One of the main characteristics of the last few years is the increasing availability of statistical information on many aspects of individual decisions and participation to economic and financial life. This has become a boon to statisticians as the basis of data-based inference, estimation of models and forecasting has been, since the advent of statistical tools that more data (more evidence) is better than less data.

Firms that harness the potential of large datasets are more at ease to evaluate the relevance of their policy decisions, the risks they incur and their consequences.

Yet, this is not so simple, an argument showing how increasing data availability does not lead to better statistical decision making can be traced to the work of Benoît Mandelbrot (e.g. Mandelbrot, 1967) who introduced the odd patterns that have been called Fractals. Their applications range all fields of human activity. Fractals are much more complex objects that were known before and Mandelbrot (and the literature since) has shown how to handle them.

In the context of data (variables) that is recorded over time, these fractals may take the form of what is called self-similarity or long memory. This is a feature of the variables that are heavily dependent on the past, more so than “standard” variables. This dependence over time unfortunately invalidates the use of the Central Limit Theorem mentioned above and hence renders estimation, inference and forecasting more difficult tasks.

Two well-known sources of such long memory are called the Joseph and the Noah effect. The Joseph effect originates from the low frequency variations in the flooding levels of Nile river: in the Bible, Joseph interpreted Pharaoh’s dream of seven fat cows chased by seven lean cows as indicating that the cows represented the produce of the crops in the Nile Valley (Hurst, 1954, was the first in 1954 to show that the Nile indeed presented long memory features). The Noah effect is that a rare event or large magnitude (e.g. The Deluge) can have effects that are felt over an indeed very long period of time. Long memory is a very pervasive phenomenon and a quick search on Google Scholar returns over 70,000 articles.

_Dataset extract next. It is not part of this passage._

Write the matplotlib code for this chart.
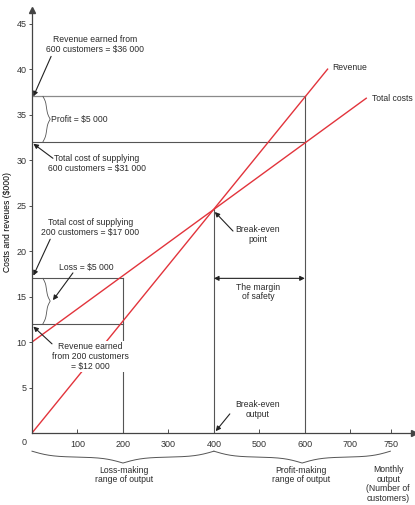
import numpy as np
import matplotlib.pyplot as plt

plt.rcParams['font.family'] = ['Liberation Sans', 'DejaVu Sans']
plt.rcParams['font.size'] = 6.2
plt.rcParams['text.color'] = '#2a2a2a'

# values ($000 against number of customers)
revenue_x = [0, 650]
revenue_y = [0, 40]
costs_x = [0, 735]
costs_y = [10, 36.8]

low_output = 200
low_costs = 17
low_revenue = 12
break_even_x = 400
break_even_y = 24.6
high_output = 600
high_revenue = 37
high_costs = 32

x_ticks = [100, 200, 300, 400, 500, 600, 700, 790]
x_tick_labels = ['100', '200', '300', '400', '500', '600', '700', '750']
y_ticks = [5, 10, 15, 20, 25, 30, 35, 40, 45]

RED = '#e2343c'
GREY = '#555555'
INK = '#222222'


def brace_shape(n=401, beta=22):
    half = np.linspace(0, 0.5, n // 2 + 1)
    yh = 1 / (1 + np.exp(-beta * (half - half[0]))) + 1 / (1 + np.exp(-beta * (half - half[-1])))
    y = np.concatenate([yh, yh[-2::-1]])
    y = (y - y.min()) / (y.max() - y.min())
    t = np.linspace(0, 1, len(y))
    return t, y


def hbrace(ax, x0, x1, y0, depth):
    t, s = brace_shape(beta=18)
    ax.plot(x0 + t * (x1 - x0), y0 - depth * s, color=GREY, lw=0.7, clip_on=False)


def vbrace(ax, y0, y1, x0, width):
    t, s = brace_shape(beta=14)
    ax.plot(x0 + width * s, y0 + t * (y1 - y0), color=GREY, lw=0.6, clip_on=False)


def arrow(ax, head, tail):
    ax.annotate('', xy=head, xytext=tail,
                arrowprops=dict(arrowstyle='-|>', color=INK, lw=0.8,
                                mutation_scale=7, shrinkA=0, shrinkB=0))


fig = plt.figure(figsize=(4.15, 5.05), dpi=100)
ax = fig.add_axes([32 / 415, 72 / 505, 382 / 415, 423 / 505])
ax.set_xlim(0, 840)
ax.set_ylim(0, 46.5)

# guide lines
ax.plot([0, high_output], [high_revenue, high_revenue], color='#8a8a8a', lw=0.9)
ax.plot([0, high_output], [high_costs, high_costs], color=GREY, lw=0.8)
ax.plot([high_output, high_output], [0, high_revenue], color=GREY, lw=0.8)
ax.plot([0, low_output], [low_costs, low_costs], color=GREY, lw=0.8)
ax.plot([0, low_output], [low_revenue, low_revenue], color=GREY, lw=0.8)
ax.plot([low_output, low_output], [0, low_costs], color=GREY, lw=0.8)
ax.plot([break_even_x, break_even_x], [0, break_even_y], color=GREY, lw=0.8)

# revenue and cost lines
ax.plot(revenue_x, revenue_y, color=RED, lw=1.0)
ax.plot(costs_x, costs_y, color=RED, lw=1.0)
ax.text(revenue_x[1] + 10, revenue_y[1] + 0.2, 'Revenue', ha='left', va='center')
ax.text(costs_x[1] + 12, costs_y[1], 'Total costs', ha='left', va='center')

# axes
for side in ['top', 'right']:
    ax.spines[side].set_visible(False)
for side in ['left', 'bottom']:
    ax.spines[side].set_color('#444444')
    ax.spines[side].set_linewidth(0.9)
ax.plot(1, 0, '>', color='#444444', ms=4, transform=ax.get_yaxis_transform(), clip_on=False)
ax.plot(0, 1, '^', color='#444444', ms=4, transform=ax.get_xaxis_transform(), clip_on=False)

ax.set_xticks(x_ticks)
ax.set_xticklabels(x_tick_labels)
ax.set_yticks(y_ticks)
ax.tick_params(axis='x', direction='in', length=3, width=0.6, pad=5, colors='#333333', labelsize=6.5)
ax.tick_params(axis='y', direction='out', length=2.5, width=0.6, pad=1.5, colors='#333333', labelsize=6.5)
ax.text(-12, -1.0, '0', ha='right', va='center', fontsize=6.5, color='#333333')
ax.set_ylabel('Costs and reveues ($000)', fontsize=6.2, labelpad=3)

# annotations at the top
ax.text(138, 42.7, 'Revenue earned from\n600 customers = $36 000', ha='center', va='center', linespacing=1.1)
arrow(ax, (3, high_revenue), (42, 41.4))
vbrace(ax, high_costs, high_revenue, 24, 16)
ax.text(42, (high_costs + high_revenue) / 2, 'Profit = $5 000', ha='left', va='center')
ax.text(143, 29.6, 'Total cost of supplying\n600 customers = $31 000', ha='center', va='center', linespacing=1.1)
arrow(ax, (3, high_costs - 0.2), (46, 30.2))

# annotations around 200 customers
ax.text(128, 22.6, 'Total cost of supplying\n200 customers = $17 000', ha='center', va='center', linespacing=1.1)
arrow(ax, (3, low_costs + 0.3), (40, 21.3))
vbrace(ax, low_revenue, low_costs, 24, 16)
ax.text(120, 18.2, 'Loss = $5 000', ha='center', va='center')
arrow(ax, (46, 14.6), (90, 17.6))
ax.text(128, 8.4, 'Revenue earned\nfrom 200 customers\n= $12 000', ha='center', va='center', linespacing=1.1,
        bbox=dict(boxstyle='square,pad=0.15', fc='white', ec='none'))
arrow(ax, (3, low_revenue - 0.3), (44, 9.8))

# break-even and margin of safety
ax.text(497, 21.8, 'Break-even\npoint', ha='center', va='center', linespacing=1.1)
arrow(ax, (break_even_x + 2, break_even_y - 0.3), (442, 22.2))
ax.annotate('', xy=(break_even_x, low_costs), xytext=(high_output, low_costs),
            arrowprops=dict(arrowstyle='<|-|>', color=INK, lw=0.8, mutation_scale=7, shrinkA=0, shrinkB=0))
ax.text(497, 15.5, 'The margin\nof safety', ha='center', va='center', linespacing=1.1)
ax.text(497, 2.6, 'Break-even\noutput', ha='center', va='center', linespacing=1.1)
arrow(ax, (break_even_x + 4, 0.2), (435, 2.1))

# ranges below the axis
hbrace(ax, 0, break_even_x, -2.0, 1.3)
hbrace(ax, break_even_x, 788, -2.0, 1.3)
ax.text(202, -3.6, 'Loss-making\nrange of output', ha='center', va='top', linespacing=1.1)
ax.text(592, -3.6, 'Profit-making\nrange of output', ha='center', va='top', linespacing=1.1)
ax.text(783, -3.5, 'Monthly\noutput\n(Number of\ncustomers)', ha='center', va='top', linespacing=1.1)

fig.savefig('out.png', dpi=100)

As long memory is a feature that relates to dependence over time, it is never considered when working with cross-sectional data, i.e. samples of observations recorded across statistical units (firms, agents, locations....) rather than over time. Yet, in Chevillon, Hecq and Laurent (2018, Journal of Econometrics), we prove an odd and interesting feature: we show a link between dependence between individuals (cross-section dependence) and dependence (in the form of long memory) for a unique individual object over time. We show, specifically, that long memory (for one variable over time) can arise as a consequence of very small dependence (at one point in time) between a large number of individual variables. This prove in particular that there exist situations in which the Joseph and Noah effects are two faces of the same coins, depending on how the modeler approaches the problem at hand.

Why is this important? For several reasons that involve researchers and practitioners working with large datasets, or small datasets where there exists the possibility that these data are linked to many others. This result shows how radically different big data is from small data and how new techniques have to be developed when working with large datasets. When working with large dataset, modelers have to use specific tools, when the data are possibly related (even if very weakly) to a very large number of other variables.

REFERENCE:

Chevillon, Hecq & Laurent (2018). Generating Univariate Fractional Integration within a Large VAR(1), Journal of Econometrics, 204(1), pp. 54-65, 2018.